▶ Task: Omit all images. Write out the rest of the material exactly.

>>>>

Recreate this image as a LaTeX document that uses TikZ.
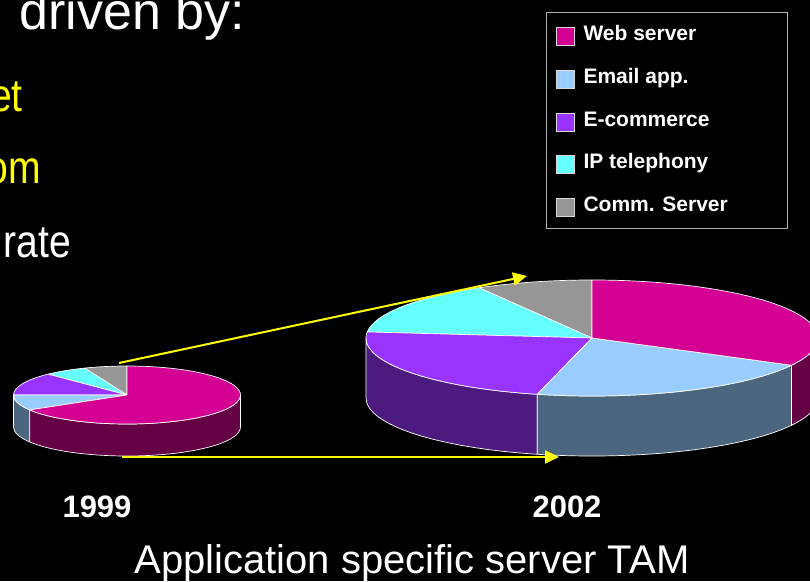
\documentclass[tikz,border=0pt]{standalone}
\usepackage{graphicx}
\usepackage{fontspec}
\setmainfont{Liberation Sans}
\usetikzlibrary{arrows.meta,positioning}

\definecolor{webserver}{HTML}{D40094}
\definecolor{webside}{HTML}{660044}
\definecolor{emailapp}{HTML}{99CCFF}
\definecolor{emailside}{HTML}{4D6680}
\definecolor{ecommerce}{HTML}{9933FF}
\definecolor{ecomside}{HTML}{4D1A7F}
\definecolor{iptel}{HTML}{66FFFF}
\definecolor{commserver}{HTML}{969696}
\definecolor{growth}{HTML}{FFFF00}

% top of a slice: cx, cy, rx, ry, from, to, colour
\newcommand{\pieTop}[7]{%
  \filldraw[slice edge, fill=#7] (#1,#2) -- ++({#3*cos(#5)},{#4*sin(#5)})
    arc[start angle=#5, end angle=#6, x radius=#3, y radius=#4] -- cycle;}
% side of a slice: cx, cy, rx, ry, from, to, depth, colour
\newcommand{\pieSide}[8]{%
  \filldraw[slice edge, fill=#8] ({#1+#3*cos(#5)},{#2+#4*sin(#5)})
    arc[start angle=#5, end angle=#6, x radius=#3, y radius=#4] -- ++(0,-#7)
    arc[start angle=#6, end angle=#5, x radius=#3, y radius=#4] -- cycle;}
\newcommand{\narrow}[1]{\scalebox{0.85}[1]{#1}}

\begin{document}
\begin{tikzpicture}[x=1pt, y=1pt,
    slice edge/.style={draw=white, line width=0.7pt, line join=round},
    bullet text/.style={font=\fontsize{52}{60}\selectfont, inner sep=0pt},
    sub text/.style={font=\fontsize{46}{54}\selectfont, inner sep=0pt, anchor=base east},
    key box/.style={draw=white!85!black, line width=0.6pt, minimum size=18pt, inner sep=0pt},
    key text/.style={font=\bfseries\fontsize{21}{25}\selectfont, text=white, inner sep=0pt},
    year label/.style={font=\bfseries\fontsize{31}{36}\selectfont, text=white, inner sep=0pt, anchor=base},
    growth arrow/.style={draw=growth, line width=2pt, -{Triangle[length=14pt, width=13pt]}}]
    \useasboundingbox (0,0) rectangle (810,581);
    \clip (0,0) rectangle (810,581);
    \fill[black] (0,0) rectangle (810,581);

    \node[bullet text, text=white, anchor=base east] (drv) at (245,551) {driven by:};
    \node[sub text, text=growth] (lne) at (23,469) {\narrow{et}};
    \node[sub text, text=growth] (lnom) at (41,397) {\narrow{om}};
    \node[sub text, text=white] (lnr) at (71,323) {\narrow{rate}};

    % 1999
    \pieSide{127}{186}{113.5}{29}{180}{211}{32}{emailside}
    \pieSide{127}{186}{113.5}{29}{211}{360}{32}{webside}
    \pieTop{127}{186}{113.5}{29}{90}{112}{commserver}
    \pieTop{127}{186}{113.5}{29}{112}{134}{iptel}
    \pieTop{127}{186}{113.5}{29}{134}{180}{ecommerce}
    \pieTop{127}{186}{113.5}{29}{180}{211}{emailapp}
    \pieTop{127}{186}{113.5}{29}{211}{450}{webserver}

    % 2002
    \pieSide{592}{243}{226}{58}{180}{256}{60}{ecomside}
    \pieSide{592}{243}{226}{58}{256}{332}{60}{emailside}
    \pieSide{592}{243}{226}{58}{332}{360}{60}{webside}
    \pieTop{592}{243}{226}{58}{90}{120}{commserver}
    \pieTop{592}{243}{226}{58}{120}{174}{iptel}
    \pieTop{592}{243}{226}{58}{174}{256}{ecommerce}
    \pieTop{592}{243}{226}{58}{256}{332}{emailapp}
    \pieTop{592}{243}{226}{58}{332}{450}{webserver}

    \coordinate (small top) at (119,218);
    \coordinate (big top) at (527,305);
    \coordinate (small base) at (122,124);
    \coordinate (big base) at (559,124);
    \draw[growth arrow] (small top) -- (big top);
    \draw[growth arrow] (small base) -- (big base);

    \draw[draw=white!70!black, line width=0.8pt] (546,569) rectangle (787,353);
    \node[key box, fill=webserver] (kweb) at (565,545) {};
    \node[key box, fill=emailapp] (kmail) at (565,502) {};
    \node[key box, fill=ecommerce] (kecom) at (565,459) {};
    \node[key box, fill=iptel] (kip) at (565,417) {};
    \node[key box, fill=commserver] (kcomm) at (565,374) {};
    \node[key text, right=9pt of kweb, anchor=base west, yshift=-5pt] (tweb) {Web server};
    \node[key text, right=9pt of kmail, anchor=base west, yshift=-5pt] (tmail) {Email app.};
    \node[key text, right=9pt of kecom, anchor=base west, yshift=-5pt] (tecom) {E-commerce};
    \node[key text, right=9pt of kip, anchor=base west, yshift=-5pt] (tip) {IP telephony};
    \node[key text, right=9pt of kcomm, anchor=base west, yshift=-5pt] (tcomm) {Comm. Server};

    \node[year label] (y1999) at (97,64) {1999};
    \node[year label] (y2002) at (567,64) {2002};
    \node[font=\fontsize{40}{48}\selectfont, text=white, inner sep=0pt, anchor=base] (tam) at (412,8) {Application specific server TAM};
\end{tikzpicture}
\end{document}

<<<<

▶ The solution:
Recreate this image as a LaTeX document that uses TikZ.
\documentclass[tikz,border=0pt]{standalone}
\usepackage{graphicx}
\usepackage{fontspec}
\setmainfont{Liberation Sans}
\usetikzlibrary{arrows.meta,positioning}

\definecolor{webserver}{HTML}{D40094}
\definecolor{webside}{HTML}{660044}
\definecolor{emailapp}{HTML}{99CCFF}
\definecolor{emailside}{HTML}{4D6680}
\definecolor{ecommerce}{HTML}{9933FF}
\definecolor{ecomside}{HTML}{4D1A7F}
\definecolor{iptel}{HTML}{66FFFF}
\definecolor{commserver}{HTML}{969696}
\definecolor{growth}{HTML}{FFFF00}

% top of a slice: cx, cy, rx, ry, from, to, colour
\newcommand{\pieTop}[7]{%
  \filldraw[slice edge, fill=#7] (#1,#2) -- ++({#3*cos(#5)},{#4*sin(#5)})
    arc[start angle=#5, end angle=#6, x radius=#3, y radius=#4] -- cycle;}
% side of a slice: cx, cy, rx, ry, from, to, depth, colour
\newcommand{\pieSide}[8]{%
  \filldraw[slice edge, fill=#8] ({#1+#3*cos(#5)},{#2+#4*sin(#5)})
    arc[start angle=#5, end angle=#6, x radius=#3, y radius=#4] -- ++(0,-#7)
    arc[start angle=#6, end angle=#5, x radius=#3, y radius=#4] -- cycle;}
\newcommand{\narrow}[1]{\scalebox{0.85}[1]{#1}}

\begin{document}
\begin{tikzpicture}[x=1pt, y=1pt,
    slice edge/.style={draw=white, line width=0.7pt, line join=round},
    bullet text/.style={font=\fontsize{52}{60}\selectfont, inner sep=0pt},
    sub text/.style={font=\fontsize{46}{54}\selectfont, inner sep=0pt, anchor=base east},
    key box/.style={draw=white!85!black, line width=0.6pt, minimum size=18pt, inner sep=0pt},
    key text/.style={font=\bfseries\fontsize{21}{25}\selectfont, text=white, inner sep=0pt},
    year label/.style={font=\bfseries\fontsize{31}{36}\selectfont, text=white, inner sep=0pt, anchor=base},
    growth arrow/.style={draw=growth, line width=2pt, -{Triangle[length=14pt, width=13pt]}}]
    \useasboundingbox (0,0) rectangle (810,581);
    \clip (0,0) rectangle (810,581);
    \fill[black] (0,0) rectangle (810,581);

    \node[bullet text, text=white, anchor=base east] (drv) at (245,551) {driven by:};
    \node[sub text, text=growth] (lne) at (23,469) {\narrow{et}};
    \node[sub text, text=growth] (lnom) at (41,397) {\narrow{om}};
    \node[sub text, text=white] (lnr) at (71,323) {\narrow{rate}};

    % 1999
    \pieSide{127}{186}{113.5}{29}{180}{211}{32}{emailside}
    \pieSide{127}{186}{113.5}{29}{211}{360}{32}{webside}
    \pieTop{127}{186}{113.5}{29}{90}{112}{commserver}
    \pieTop{127}{186}{113.5}{29}{112}{134}{iptel}
    \pieTop{127}{186}{113.5}{29}{134}{180}{ecommerce}
    \pieTop{127}{186}{113.5}{29}{180}{211}{emailapp}
    \pieTop{127}{186}{113.5}{29}{211}{450}{webserver}

    % 2002
    \pieSide{592}{243}{226}{58}{180}{256}{60}{ecomside}
    \pieSide{592}{243}{226}{58}{256}{332}{60}{emailside}
    \pieSide{592}{243}{226}{58}{332}{360}{60}{webside}
    \pieTop{592}{243}{226}{58}{90}{120}{commserver}
    \pieTop{592}{243}{226}{58}{120}{174}{iptel}
    \pieTop{592}{243}{226}{58}{174}{256}{ecommerce}
    \pieTop{592}{243}{226}{58}{256}{332}{emailapp}
    \pieTop{592}{243}{226}{58}{332}{450}{webserver}

    \coordinate (small top) at (119,218);
    \coordinate (big top) at (527,305);
    \coordinate (small base) at (122,124);
    \coordinate (big base) at (559,124);
    \draw[growth arrow] (small top) -- (big top);
    \draw[growth arrow] (small base) -- (big base);

    \draw[draw=white!70!black, line width=0.8pt] (546,569) rectangle (787,353);
    \node[key box, fill=webserver] (kweb) at (565,545) {};
    \node[key box, fill=emailapp] (kmail) at (565,502) {};
    \node[key box, fill=ecommerce] (kecom) at (565,459) {};
    \node[key box, fill=iptel] (kip) at (565,417) {};
    \node[key box, fill=commserver] (kcomm) at (565,374) {};
    \node[key text, right=9pt of kweb, anchor=base west, yshift=-5pt] (tweb) {Web server};
    \node[key text, right=9pt of kmail, anchor=base west, yshift=-5pt] (tmail) {Email app.};
    \node[key text, right=9pt of kecom, anchor=base west, yshift=-5pt] (tecom) {E-commerce};
    \node[key text, right=9pt of kip, anchor=base west, yshift=-5pt] (tip) {IP telephony};
    \node[key text, right=9pt of kcomm, anchor=base west, yshift=-5pt] (tcomm) {Comm. Server};

    \node[year label] (y1999) at (97,64) {1999};
    \node[year label] (y2002) at (567,64) {2002};
    \node[font=\fontsize{40}{48}\selectfont, text=white, inner sep=0pt, anchor=base] (tam) at (412,8) {Application specific server TAM};
\end{tikzpicture}
\end{document}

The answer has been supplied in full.